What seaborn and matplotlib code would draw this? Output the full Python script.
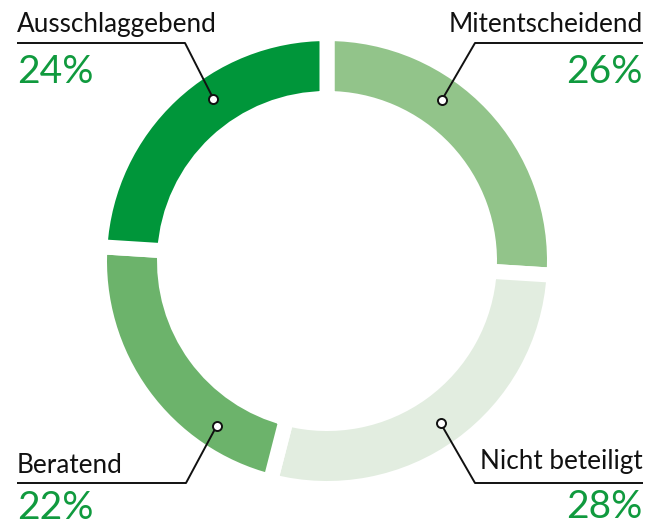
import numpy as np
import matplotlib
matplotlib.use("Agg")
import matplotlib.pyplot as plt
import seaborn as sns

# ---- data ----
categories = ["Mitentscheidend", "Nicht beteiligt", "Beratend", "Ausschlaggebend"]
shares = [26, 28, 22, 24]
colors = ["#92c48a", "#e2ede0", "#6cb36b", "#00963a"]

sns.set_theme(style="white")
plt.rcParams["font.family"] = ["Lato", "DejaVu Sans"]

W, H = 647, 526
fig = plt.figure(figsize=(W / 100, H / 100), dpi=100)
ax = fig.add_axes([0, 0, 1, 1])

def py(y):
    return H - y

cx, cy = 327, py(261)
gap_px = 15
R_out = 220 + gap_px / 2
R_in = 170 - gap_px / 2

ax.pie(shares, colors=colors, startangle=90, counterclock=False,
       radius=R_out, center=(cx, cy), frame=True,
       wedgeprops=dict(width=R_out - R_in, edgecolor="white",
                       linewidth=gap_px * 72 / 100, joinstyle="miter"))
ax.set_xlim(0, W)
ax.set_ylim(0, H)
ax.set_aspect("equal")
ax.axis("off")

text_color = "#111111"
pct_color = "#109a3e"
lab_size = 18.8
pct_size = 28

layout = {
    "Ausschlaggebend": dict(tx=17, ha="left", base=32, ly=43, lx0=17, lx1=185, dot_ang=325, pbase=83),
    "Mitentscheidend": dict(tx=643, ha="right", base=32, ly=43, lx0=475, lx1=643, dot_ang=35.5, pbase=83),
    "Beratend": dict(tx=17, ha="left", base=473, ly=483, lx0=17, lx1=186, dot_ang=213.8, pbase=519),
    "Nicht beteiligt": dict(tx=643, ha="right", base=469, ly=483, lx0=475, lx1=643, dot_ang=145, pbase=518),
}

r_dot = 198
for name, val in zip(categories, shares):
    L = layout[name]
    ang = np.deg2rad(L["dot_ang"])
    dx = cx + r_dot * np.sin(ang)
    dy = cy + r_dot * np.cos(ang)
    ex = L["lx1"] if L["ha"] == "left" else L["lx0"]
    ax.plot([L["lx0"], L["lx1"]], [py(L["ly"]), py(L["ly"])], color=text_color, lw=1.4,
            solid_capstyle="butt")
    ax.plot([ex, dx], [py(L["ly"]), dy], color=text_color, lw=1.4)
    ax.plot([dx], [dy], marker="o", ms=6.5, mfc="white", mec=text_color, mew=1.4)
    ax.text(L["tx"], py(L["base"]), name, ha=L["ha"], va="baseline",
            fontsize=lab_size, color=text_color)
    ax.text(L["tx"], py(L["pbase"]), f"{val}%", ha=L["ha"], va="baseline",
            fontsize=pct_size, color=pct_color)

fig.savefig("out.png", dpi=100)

# WRITTEN TASK
Reproduce the full listing above verbatim, with no pictures included.

# EXERCISE RESULT
What seaborn and matplotlib code would draw this? Output the full Python script.
import numpy as np
import matplotlib
matplotlib.use("Agg")
import matplotlib.pyplot as plt
import seaborn as sns

# ---- data ----
categories = ["Mitentscheidend", "Nicht beteiligt", "Beratend", "Ausschlaggebend"]
shares = [26, 28, 22, 24]
colors = ["#92c48a", "#e2ede0", "#6cb36b", "#00963a"]

sns.set_theme(style="white")
plt.rcParams["font.family"] = ["Lato", "DejaVu Sans"]

W, H = 647, 526
fig = plt.figure(figsize=(W / 100, H / 100), dpi=100)
ax = fig.add_axes([0, 0, 1, 1])

def py(y):
    return H - y

cx, cy = 327, py(261)
gap_px = 15
R_out = 220 + gap_px / 2
R_in = 170 - gap_px / 2

ax.pie(shares, colors=colors, startangle=90, counterclock=False,
       radius=R_out, center=(cx, cy), frame=True,
       wedgeprops=dict(width=R_out - R_in, edgecolor="white",
                       linewidth=gap_px * 72 / 100, joinstyle="miter"))
ax.set_xlim(0, W)
ax.set_ylim(0, H)
ax.set_aspect("equal")
ax.axis("off")

text_color = "#111111"
pct_color = "#109a3e"
lab_size = 18.8
pct_size = 28

layout = {
    "Ausschlaggebend": dict(tx=17, ha="left", base=32, ly=43, lx0=17, lx1=185, dot_ang=325, pbase=83),
    "Mitentscheidend": dict(tx=643, ha="right", base=32, ly=43, lx0=475, lx1=643, dot_ang=35.5, pbase=83),
    "Beratend": dict(tx=17, ha="left", base=473, ly=483, lx0=17, lx1=186, dot_ang=213.8, pbase=519),
    "Nicht beteiligt": dict(tx=643, ha="right", base=469, ly=483, lx0=475, lx1=643, dot_ang=145, pbase=518),
}

r_dot = 198
for name, val in zip(categories, shares):
    L = layout[name]
    ang = np.deg2rad(L["dot_ang"])
    dx = cx + r_dot * np.sin(ang)
    dy = cy + r_dot * np.cos(ang)
    ex = L["lx1"] if L["ha"] == "left" else L["lx0"]
    ax.plot([L["lx0"], L["lx1"]], [py(L["ly"]), py(L["ly"])], color=text_color, lw=1.4,
            solid_capstyle="butt")
    ax.plot([ex, dx], [py(L["ly"]), dy], color=text_color, lw=1.4)
    ax.plot([dx], [dy], marker="o", ms=6.5, mfc="white", mec=text_color, mew=1.4)
    ax.text(L["tx"], py(L["base"]), name, ha=L["ha"], va="baseline",
            fontsize=lab_size, color=text_color)
    ax.text(L["tx"], py(L["pbase"]), f"{val}%", ha=L["ha"], va="baseline",
            fontsize=pct_size, color=pct_color)

fig.savefig("out.png", dpi=100)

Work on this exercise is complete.